# First Walleye at West Branch



## SteerBuxxCoffee (Apr 11, 2020)

My son caught his first walleye on “The Branch”. I never would have thought he would catch it at West Branch.








A 21 incher with a jig head and half a night crawler. 


Sent from my iPhone using Tapatalk


----------



## ranger487 (Apr 5, 2005)

Thats great


----------



## Snakecharmer (Apr 9, 2008)

Tell Him Congrats!


----------



## c. j. stone (Sep 24, 2006)

Good going! Yes, that is a total shock!and a nice one at that! (Looks like a "toothy monster" tried to eat it from the obviously fresh, side damaged area.)


----------



## SteerBuxxCoffee (Apr 11, 2020)

c. j. stone said:


> Good going! Yes, that is a total shock!and a nice one at that! (Looks like a "toothy monster" tried to eat it from the obviously fresh, side damaged area.)


Totally, he felt it grab on for a moment...almost jerked him over the side


Sent from my iPhone using Tapatalk


----------



## walleye machine (Apr 27, 2004)

check out the smile


----------



## Karl Wolf (Apr 26, 2020)

That's a doosie for a first eye!


----------



## luredaddy (May 25, 2004)

Good Job Dad !!


----------



## Gotworms (Jan 29, 2015)

Great job buddy. Congrats


----------



## kit carson (Jan 24, 2016)

Great job for the first eye, they are in there just really have to work for them. That smile is priceless!!!

Sent from my SM-G981U using Tapatalk


----------



## ya13ya03 (Sep 21, 2010)

Congrats.


----------



## Erik Hopperton (Jun 30, 2005)

Nice


----------



## Harry1959 (Mar 17, 2011)

Great pic and smile


----------



## TClark (Apr 20, 2007)

Congrats


----------



## Erik Hopperton (Jun 30, 2005)

where were you jigginganywhere special? I may go there tomorow afternoon.


----------



## SteerBuxxCoffee (Apr 11, 2020)

Erik Hopperton said:


> where were you jigginganywhere special? I may go there tomorow afternoon.

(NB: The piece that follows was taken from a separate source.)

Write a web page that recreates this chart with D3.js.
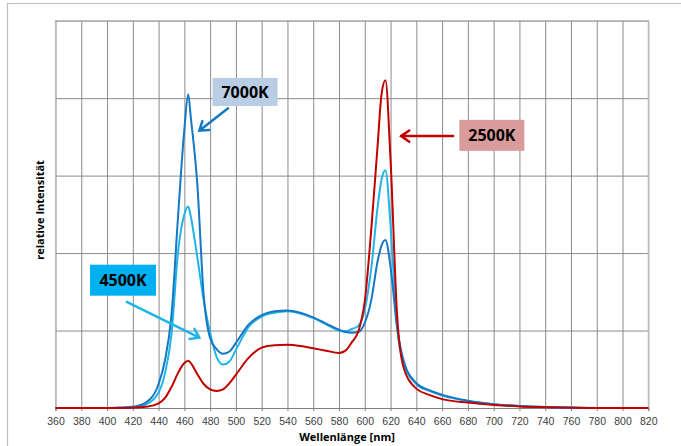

On the west side no wake area about 10ft of water


Sent from my iPhone using Tapatalk


----------



## Erik Hopperton (Jun 30, 2005)

Nice... Thanks..



SteerBuxxCoffee said:


> On the west side no wake area about 10ft of water
> 
> 
> Sent from my iPhone using Tapatalk


----------



## Bass Buster (May 13, 2009)

SteerBuxxCoffee said:


> My son caught his first walleye on “The Branch”. I never would have thought he would catch it at West Branch.
> 
> 
> 
> ...


His SMILE says it all !!! Congrats young man


----------



## ohiobassin_864 (Jul 12, 2020)

I just caught my first walleye out of Westbranch on Friday and I was pretty surprised ngl.... black and blue Colorado blade spinnerbait....Awesome catch too by your son!


----------